In this case, to get the 'Three Apples' text, we are looking for a li object with a class apple

$('li.apple')		// Selects the correct spot
$('li.apple').text()	// This will return the text inside of the selected area.

What if we want to get the "Twelve Pears" text? Referencing the table at the top of this document, we can use the Attribute Equals Selector!
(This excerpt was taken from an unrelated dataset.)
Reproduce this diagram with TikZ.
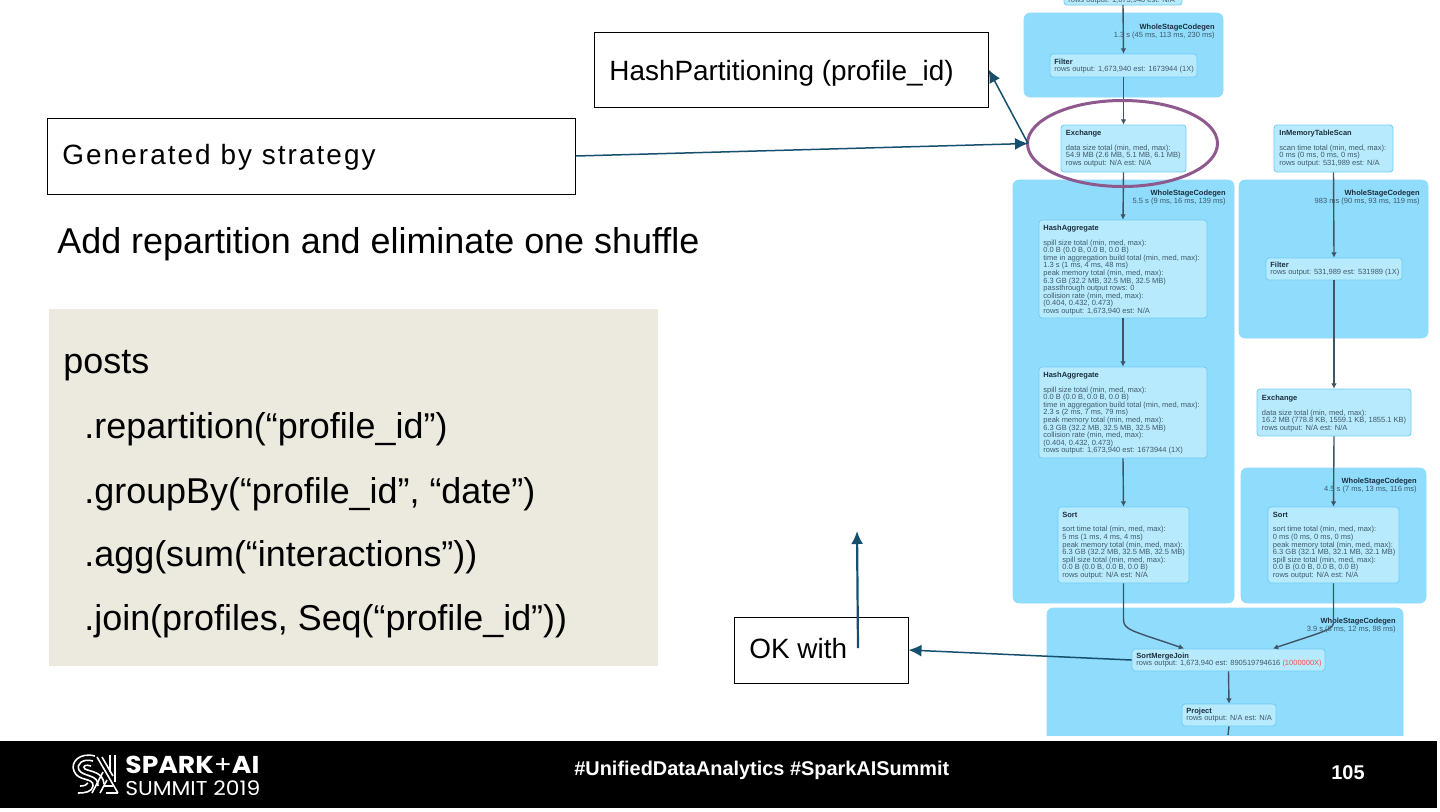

$('li[meta="pear-data"]').text()	// This will return 'Twelve Pears'

# Tutorial - Looping Example

In most cases, when you are parsing manga from a website, you will have some kind of list. And for each element of the list, you need to get a manga object out. Lets use the following as an example.

<div class="mangaList">

    <div class="mangaObject">
        <p id="title">
            Some Manga
        </p>
    </div>

    <div class="mangaObject">
        <p id="title">
            Some other Manga
        </p>
    </div>

    <div class="mangaObject">
        <p id="title">
            The last manga
        </p>
    </div>

</div>

We can note the following:

  • Each separate manga is inside of a div with a class mangaObject
  • Inside of each manga block, the title is always inside of a p with an ID of title

This brings up the question: What happens if I select something which has more than one match?

Fortunately, it's likely as you'd expect. You can easily get an array of each matching block

// Get an array of all the '<div class="mangaObject"> pieces'
let selectionArray = $('div.mangaObject').toArray()
let titles: string[] = []

// Iterate over each of the selections, and get every available title
for(let obj of selectionArray) {
    // Parse out the title. Each 'p' with the ID 'title'. Note that we want each one INSIDE of the selector we're looping in
    let title = $('p#title', $(obj)).text()
    titles.push(title)
}

// At this point, you should have a 'titles' array with 3 elements inside!